___ Provided data ___

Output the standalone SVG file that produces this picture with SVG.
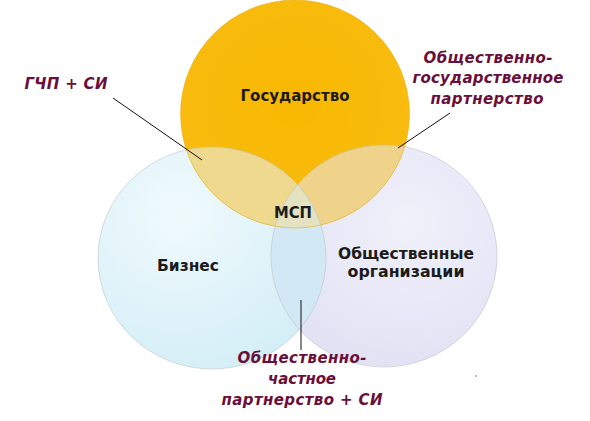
<svg xmlns="http://www.w3.org/2000/svg" width="590" height="421" viewBox="0 0 590 421">
<style>
.lbl{font-family:"DejaVu Sans","Liberation Sans",sans-serif;font-weight:bold;fill:#1b1b1b;font-size:15px;text-anchor:middle}
.note{font-family:"DejaVu Sans","Liberation Sans",sans-serif;font-weight:bold;font-style:italic;fill:#6a0f3a;font-size:15px;text-anchor:middle}
.edge{fill:none;stroke:#bfc3c6;stroke-width:1;stroke-opacity:0.6}
.lead{stroke:#111;stroke-width:1;fill:none}
</style>
<defs>
<radialGradient id="gTop" cx="0.5" cy="0.45" r="0.55">
<stop offset="0" stop-color="#f9b800"/><stop offset="1" stop-color="#f8bc10"/>
</radialGradient>
<radialGradient id="gLeft" cx="0.35" cy="0.3" r="0.75">
<stop offset="0" stop-color="#f0fafd"/><stop offset="1" stop-color="#d4eef7"/>
</radialGradient>
<radialGradient id="gRight" cx="0.6" cy="0.35" r="0.75">
<stop offset="0" stop-color="#f1f1fb"/><stop offset="1" stop-color="#e0e0f4"/>
</radialGradient>
<clipPath id="cTop"><ellipse cx="295" cy="114" rx="114.5" ry="114"/></clipPath>
<clipPath id="cLeft"><ellipse cx="212" cy="258" rx="114" ry="111"/></clipPath>
<clipPath id="cRight"><ellipse cx="384" cy="256" rx="113" ry="111"/></clipPath>
</defs>
<rect width="590" height="421" fill="#ffffff"/>
<g id="biznes">
<ellipse cx="212" cy="258" rx="114" ry="111" fill="url(#gLeft)"/>
</g>
<g id="obshch-org">
<ellipse cx="384" cy="256" rx="113" ry="111" fill="url(#gRight)"/>
</g>
<g id="lens-lr" clip-path="url(#cLeft)">
<ellipse cx="384" cy="256" rx="113" ry="111" fill="#d3e8f5"/>
</g>
<g id="gosudarstvo">
<ellipse cx="295" cy="114" rx="114.5" ry="114" fill="url(#gTop)"/>
</g>
<g id="lens-tl" clip-path="url(#cTop)">
<ellipse cx="212" cy="258" rx="114" ry="111" fill="#eed98e"/>
</g>
<g id="lens-tr" clip-path="url(#cTop)">
<ellipse cx="384" cy="256" rx="113" ry="111" fill="#f0d38b"/>
</g>
<g id="msp" clip-path="url(#cTop)">
<g clip-path="url(#cLeft)">
<ellipse cx="384" cy="256" rx="113" ry="111" fill="#e4e2c0"/>
</g>
</g>
<g id="edges">
<ellipse class="edge" cx="212" cy="258" rx="114" ry="111"/>
<ellipse class="edge" cx="384" cy="256" rx="113" ry="111"/>
<ellipse cx="295" cy="114" rx="114.5" ry="114" fill="none" stroke="#e0a800" stroke-opacity="0.45"/>
</g>
<g id="labels">
<text class="lbl" x="295" y="101" textLength="109" lengthAdjust="spacingAndGlyphs">Государство</text>
<text class="lbl" x="293" y="218" font-size="16" textLength="38" lengthAdjust="spacingAndGlyphs">МСП</text>
<text class="lbl" x="188" y="271" textLength="62" lengthAdjust="spacingAndGlyphs">Бизнес</text>
<text class="lbl" x="406" y="259" textLength="136" lengthAdjust="spacingAndGlyphs">Общественные</text>
<text class="lbl" x="406" y="277" textLength="117" lengthAdjust="spacingAndGlyphs">организации</text>
</g>
<g id="connectors">
<line class="lead" x1="113" y1="98" x2="202" y2="160"/>
<line class="lead" x1="450" y1="113" x2="398" y2="148"/>
<line class="lead" x1="301" y1="300" x2="301" y2="350"/>
</g>
<g id="notes">
<text class="note" x="66" y="89" font-size="16" textLength="83" lengthAdjust="spacing">ГЧП + СИ</text>
<text class="note" x="488" y="63" textLength="129" lengthAdjust="spacing">Общественно-</text>
<text class="note" x="488" y="83" textLength="151" lengthAdjust="spacing">государственное</text>
<text class="note" x="487" y="104" textLength="113" lengthAdjust="spacing">партнерство</text>
<text class="note" x="302" y="363" textLength="129" lengthAdjust="spacing">Общественно-</text>
<text class="note" x="302" y="384" textLength="68" lengthAdjust="spacing">частное</text>
<text class="note" x="302" y="405" textLength="161" lengthAdjust="spacing">партнерство + СИ</text>
</g>
<circle cx="476" cy="376" r="0.7" fill="#444"/>
</svg>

___

## Problem to work on
Write out the full set of lines verbatim, without the pictures.

## Result below
Output the standalone SVG file that produces this picture with SVG.
<svg xmlns="http://www.w3.org/2000/svg" width="590" height="421" viewBox="0 0 590 421">
<style>
.lbl{font-family:"DejaVu Sans","Liberation Sans",sans-serif;font-weight:bold;fill:#1b1b1b;font-size:15px;text-anchor:middle}
.note{font-family:"DejaVu Sans","Liberation Sans",sans-serif;font-weight:bold;font-style:italic;fill:#6a0f3a;font-size:15px;text-anchor:middle}
.edge{fill:none;stroke:#bfc3c6;stroke-width:1;stroke-opacity:0.6}
.lead{stroke:#111;stroke-width:1;fill:none}
</style>
<defs>
<radialGradient id="gTop" cx="0.5" cy="0.45" r="0.55">
<stop offset="0" stop-color="#f9b800"/><stop offset="1" stop-color="#f8bc10"/>
</radialGradient>
<radialGradient id="gLeft" cx="0.35" cy="0.3" r="0.75">
<stop offset="0" stop-color="#f0fafd"/><stop offset="1" stop-color="#d4eef7"/>
</radialGradient>
<radialGradient id="gRight" cx="0.6" cy="0.35" r="0.75">
<stop offset="0" stop-color="#f1f1fb"/><stop offset="1" stop-color="#e0e0f4"/>
</radialGradient>
<clipPath id="cTop"><ellipse cx="295" cy="114" rx="114.5" ry="114"/></clipPath>
<clipPath id="cLeft"><ellipse cx="212" cy="258" rx="114" ry="111"/></clipPath>
<clipPath id="cRight"><ellipse cx="384" cy="256" rx="113" ry="111"/></clipPath>
</defs>
<rect width="590" height="421" fill="#ffffff"/>
<g id="biznes">
<ellipse cx="212" cy="258" rx="114" ry="111" fill="url(#gLeft)"/>
</g>
<g id="obshch-org">
<ellipse cx="384" cy="256" rx="113" ry="111" fill="url(#gRight)"/>
</g>
<g id="lens-lr" clip-path="url(#cLeft)">
<ellipse cx="384" cy="256" rx="113" ry="111" fill="#d3e8f5"/>
</g>
<g id="gosudarstvo">
<ellipse cx="295" cy="114" rx="114.5" ry="114" fill="url(#gTop)"/>
</g>
<g id="lens-tl" clip-path="url(#cTop)">
<ellipse cx="212" cy="258" rx="114" ry="111" fill="#eed98e"/>
</g>
<g id="lens-tr" clip-path="url(#cTop)">
<ellipse cx="384" cy="256" rx="113" ry="111" fill="#f0d38b"/>
</g>
<g id="msp" clip-path="url(#cTop)">
<g clip-path="url(#cLeft)">
<ellipse cx="384" cy="256" rx="113" ry="111" fill="#e4e2c0"/>
</g>
</g>
<g id="edges">
<ellipse class="edge" cx="212" cy="258" rx="114" ry="111"/>
<ellipse class="edge" cx="384" cy="256" rx="113" ry="111"/>
<ellipse cx="295" cy="114" rx="114.5" ry="114" fill="none" stroke="#e0a800" stroke-opacity="0.45"/>
</g>
<g id="labels">
<text class="lbl" x="295" y="101" textLength="109" lengthAdjust="spacingAndGlyphs">Государство</text>
<text class="lbl" x="293" y="218" font-size="16" textLength="38" lengthAdjust="spacingAndGlyphs">МСП</text>
<text class="lbl" x="188" y="271" textLength="62" lengthAdjust="spacingAndGlyphs">Бизнес</text>
<text class="lbl" x="406" y="259" textLength="136" lengthAdjust="spacingAndGlyphs">Общественные</text>
<text class="lbl" x="406" y="277" textLength="117" lengthAdjust="spacingAndGlyphs">организации</text>
</g>
<g id="connectors">
<line class="lead" x1="113" y1="98" x2="202" y2="160"/>
<line class="lead" x1="450" y1="113" x2="398" y2="148"/>
<line class="lead" x1="301" y1="300" x2="301" y2="350"/>
</g>
<g id="notes">
<text class="note" x="66" y="89" font-size="16" textLength="83" lengthAdjust="spacing">ГЧП + СИ</text>
<text class="note" x="488" y="63" textLength="129" lengthAdjust="spacing">Общественно-</text>
<text class="note" x="488" y="83" textLength="151" lengthAdjust="spacing">государственное</text>
<text class="note" x="487" y="104" textLength="113" lengthAdjust="spacing">партнерство</text>
<text class="note" x="302" y="363" textLength="129" lengthAdjust="spacing">Общественно-</text>
<text class="note" x="302" y="384" textLength="68" lengthAdjust="spacing">частное</text>
<text class="note" x="302" y="405" textLength="161" lengthAdjust="spacing">партнерство + СИ</text>
</g>
<circle cx="476" cy="376" r="0.7" fill="#444"/>
</svg>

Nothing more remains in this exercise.